__Problem description__
Print the listing from its top line through the line containing "from matplotlib.ticker import MultipleLocator", nothing more, and leave out the pictures.

▽

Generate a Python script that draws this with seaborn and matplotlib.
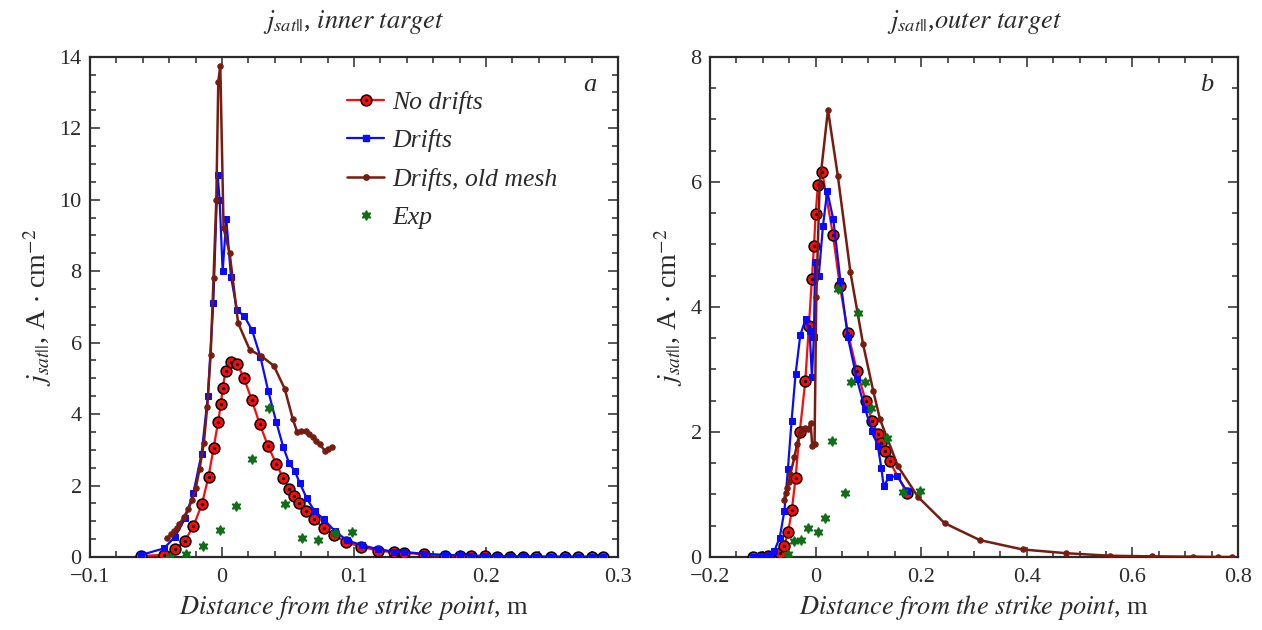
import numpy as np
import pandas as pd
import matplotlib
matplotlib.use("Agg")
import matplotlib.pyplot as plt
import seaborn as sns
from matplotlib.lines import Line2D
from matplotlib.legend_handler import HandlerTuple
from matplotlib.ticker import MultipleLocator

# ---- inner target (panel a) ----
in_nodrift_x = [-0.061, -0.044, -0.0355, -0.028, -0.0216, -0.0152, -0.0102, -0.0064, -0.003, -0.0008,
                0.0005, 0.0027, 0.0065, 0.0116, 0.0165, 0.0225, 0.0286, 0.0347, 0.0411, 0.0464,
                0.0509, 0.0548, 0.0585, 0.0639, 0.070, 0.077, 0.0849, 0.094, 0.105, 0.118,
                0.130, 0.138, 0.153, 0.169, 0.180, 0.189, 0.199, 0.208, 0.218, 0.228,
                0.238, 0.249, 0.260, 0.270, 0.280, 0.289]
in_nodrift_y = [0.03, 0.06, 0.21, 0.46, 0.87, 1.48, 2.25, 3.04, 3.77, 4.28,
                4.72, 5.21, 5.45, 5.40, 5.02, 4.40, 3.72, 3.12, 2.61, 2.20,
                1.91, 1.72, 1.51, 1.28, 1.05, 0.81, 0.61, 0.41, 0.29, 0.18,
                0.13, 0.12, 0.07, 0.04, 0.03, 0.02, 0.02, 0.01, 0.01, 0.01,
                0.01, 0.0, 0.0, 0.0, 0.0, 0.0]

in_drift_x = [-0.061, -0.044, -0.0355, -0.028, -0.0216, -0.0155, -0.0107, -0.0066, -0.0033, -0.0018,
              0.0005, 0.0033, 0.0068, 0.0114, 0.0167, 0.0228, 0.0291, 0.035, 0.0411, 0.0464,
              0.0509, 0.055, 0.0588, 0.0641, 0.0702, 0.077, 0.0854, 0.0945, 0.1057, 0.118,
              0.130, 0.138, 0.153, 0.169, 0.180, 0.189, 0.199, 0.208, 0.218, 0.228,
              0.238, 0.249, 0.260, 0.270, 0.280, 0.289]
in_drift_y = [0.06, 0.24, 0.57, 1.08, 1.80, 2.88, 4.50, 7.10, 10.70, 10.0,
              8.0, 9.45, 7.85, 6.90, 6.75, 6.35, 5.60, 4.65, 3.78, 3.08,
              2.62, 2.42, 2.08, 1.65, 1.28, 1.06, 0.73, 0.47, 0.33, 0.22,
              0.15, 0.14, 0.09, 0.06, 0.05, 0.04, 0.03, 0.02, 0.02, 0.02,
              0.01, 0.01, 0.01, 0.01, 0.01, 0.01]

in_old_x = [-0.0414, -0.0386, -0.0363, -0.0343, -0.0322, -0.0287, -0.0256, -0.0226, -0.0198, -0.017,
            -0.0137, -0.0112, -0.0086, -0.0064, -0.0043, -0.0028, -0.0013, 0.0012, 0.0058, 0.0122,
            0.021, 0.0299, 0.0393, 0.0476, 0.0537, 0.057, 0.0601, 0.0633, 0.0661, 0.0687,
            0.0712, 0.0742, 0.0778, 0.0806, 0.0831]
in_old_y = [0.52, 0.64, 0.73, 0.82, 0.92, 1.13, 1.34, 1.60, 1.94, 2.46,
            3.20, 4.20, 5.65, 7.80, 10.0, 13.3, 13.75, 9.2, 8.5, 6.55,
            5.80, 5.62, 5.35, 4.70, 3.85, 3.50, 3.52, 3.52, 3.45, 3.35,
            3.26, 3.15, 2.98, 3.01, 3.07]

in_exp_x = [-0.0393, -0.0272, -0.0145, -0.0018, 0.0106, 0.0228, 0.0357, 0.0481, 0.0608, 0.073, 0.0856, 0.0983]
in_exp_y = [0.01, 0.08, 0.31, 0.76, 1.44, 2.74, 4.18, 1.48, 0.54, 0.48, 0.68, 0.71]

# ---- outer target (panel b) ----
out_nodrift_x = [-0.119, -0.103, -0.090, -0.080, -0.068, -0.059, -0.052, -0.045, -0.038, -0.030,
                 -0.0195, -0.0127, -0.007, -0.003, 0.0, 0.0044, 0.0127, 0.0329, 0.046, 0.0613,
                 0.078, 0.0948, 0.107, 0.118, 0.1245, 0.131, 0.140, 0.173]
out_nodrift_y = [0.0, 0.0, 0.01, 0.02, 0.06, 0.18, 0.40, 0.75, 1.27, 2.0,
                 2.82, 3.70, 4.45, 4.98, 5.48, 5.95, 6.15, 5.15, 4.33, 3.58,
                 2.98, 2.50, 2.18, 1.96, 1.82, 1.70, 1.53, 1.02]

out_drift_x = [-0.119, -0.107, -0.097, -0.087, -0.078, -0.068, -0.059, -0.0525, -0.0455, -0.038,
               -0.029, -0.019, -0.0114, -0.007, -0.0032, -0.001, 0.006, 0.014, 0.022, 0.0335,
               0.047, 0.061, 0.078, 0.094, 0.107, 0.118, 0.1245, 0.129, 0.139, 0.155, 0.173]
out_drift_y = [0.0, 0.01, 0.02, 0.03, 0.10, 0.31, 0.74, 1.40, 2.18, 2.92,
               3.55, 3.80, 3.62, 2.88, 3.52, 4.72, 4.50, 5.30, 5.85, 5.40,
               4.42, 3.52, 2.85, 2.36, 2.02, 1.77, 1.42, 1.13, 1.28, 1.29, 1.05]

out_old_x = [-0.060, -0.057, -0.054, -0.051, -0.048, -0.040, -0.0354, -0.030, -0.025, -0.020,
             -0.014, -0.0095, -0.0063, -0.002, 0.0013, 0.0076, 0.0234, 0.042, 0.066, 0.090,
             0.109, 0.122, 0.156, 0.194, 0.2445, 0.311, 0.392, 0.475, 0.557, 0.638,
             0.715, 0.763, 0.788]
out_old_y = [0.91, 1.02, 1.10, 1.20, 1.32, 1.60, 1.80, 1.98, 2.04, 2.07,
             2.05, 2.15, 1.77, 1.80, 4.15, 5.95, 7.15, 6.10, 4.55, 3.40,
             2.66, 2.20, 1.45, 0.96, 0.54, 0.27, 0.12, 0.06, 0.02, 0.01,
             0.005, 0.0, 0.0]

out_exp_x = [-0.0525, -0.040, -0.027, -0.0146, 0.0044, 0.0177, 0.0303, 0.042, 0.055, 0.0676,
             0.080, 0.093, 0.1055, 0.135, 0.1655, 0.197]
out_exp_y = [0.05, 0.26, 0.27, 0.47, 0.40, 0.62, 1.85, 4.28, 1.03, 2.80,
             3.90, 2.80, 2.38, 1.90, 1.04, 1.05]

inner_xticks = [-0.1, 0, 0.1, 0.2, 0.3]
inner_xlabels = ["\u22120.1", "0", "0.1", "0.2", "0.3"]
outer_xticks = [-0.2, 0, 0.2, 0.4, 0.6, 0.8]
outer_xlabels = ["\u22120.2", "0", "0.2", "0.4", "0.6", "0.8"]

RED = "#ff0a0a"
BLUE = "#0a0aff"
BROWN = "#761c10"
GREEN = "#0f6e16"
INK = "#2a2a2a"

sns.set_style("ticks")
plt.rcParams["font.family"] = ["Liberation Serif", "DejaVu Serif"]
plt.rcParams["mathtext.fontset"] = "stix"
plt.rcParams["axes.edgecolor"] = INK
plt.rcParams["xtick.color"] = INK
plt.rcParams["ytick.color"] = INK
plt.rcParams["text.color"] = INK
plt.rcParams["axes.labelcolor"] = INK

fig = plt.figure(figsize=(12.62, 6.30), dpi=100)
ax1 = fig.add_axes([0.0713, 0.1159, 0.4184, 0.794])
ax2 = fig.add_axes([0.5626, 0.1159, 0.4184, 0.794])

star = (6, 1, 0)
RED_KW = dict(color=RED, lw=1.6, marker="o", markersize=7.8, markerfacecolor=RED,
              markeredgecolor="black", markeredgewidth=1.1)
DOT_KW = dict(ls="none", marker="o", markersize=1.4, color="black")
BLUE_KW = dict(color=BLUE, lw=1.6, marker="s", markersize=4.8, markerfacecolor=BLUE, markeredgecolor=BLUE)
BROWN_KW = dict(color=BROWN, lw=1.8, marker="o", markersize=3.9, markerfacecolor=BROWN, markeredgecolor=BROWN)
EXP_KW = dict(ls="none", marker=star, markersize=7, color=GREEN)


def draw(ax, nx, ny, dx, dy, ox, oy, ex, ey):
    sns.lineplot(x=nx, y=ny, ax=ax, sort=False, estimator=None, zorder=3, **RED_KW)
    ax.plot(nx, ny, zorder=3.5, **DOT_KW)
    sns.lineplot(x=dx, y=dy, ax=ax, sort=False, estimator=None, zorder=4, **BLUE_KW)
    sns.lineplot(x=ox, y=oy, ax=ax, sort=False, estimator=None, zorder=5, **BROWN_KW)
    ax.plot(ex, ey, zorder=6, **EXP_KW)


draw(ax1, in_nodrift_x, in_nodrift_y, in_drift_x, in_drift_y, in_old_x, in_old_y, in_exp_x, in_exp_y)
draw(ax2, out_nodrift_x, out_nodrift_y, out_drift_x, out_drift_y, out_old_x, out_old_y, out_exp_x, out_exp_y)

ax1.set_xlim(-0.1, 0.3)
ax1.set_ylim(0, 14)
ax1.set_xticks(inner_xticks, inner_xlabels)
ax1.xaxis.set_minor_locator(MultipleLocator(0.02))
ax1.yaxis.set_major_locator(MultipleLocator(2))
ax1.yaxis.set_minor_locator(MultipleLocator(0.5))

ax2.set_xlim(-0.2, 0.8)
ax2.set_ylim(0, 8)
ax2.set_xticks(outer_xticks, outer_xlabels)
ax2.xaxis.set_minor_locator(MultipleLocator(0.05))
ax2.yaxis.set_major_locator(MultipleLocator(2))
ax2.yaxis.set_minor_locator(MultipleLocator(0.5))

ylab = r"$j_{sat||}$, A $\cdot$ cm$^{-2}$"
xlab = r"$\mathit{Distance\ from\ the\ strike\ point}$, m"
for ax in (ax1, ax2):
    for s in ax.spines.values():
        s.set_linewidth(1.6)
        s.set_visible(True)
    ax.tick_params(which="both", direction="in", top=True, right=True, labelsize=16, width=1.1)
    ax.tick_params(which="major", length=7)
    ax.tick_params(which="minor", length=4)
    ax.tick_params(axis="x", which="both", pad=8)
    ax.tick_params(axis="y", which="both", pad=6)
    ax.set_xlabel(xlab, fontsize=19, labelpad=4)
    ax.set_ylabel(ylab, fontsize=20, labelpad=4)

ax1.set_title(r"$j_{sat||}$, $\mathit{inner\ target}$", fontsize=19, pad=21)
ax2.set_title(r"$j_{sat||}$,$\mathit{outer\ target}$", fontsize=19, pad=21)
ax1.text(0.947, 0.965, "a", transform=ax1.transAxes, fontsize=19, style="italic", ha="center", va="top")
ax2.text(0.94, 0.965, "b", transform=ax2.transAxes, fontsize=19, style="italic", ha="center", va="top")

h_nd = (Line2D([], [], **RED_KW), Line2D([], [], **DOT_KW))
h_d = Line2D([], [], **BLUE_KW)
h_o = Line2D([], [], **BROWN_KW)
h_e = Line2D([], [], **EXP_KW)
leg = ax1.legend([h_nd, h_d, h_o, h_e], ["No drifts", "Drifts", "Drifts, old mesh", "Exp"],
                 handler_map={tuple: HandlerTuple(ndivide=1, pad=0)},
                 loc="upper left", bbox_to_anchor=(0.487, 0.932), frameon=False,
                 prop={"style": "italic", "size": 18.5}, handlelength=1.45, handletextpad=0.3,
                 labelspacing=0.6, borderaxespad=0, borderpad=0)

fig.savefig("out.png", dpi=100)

△

__Task result__
Generate a Python script that draws this with seaborn and matplotlib.
import numpy as np
import pandas as pd
import matplotlib
matplotlib.use("Agg")
import matplotlib.pyplot as plt
import seaborn as sns
from matplotlib.lines import Line2D
from matplotlib.legend_handler import HandlerTuple
from matplotlib.ticker import MultipleLocator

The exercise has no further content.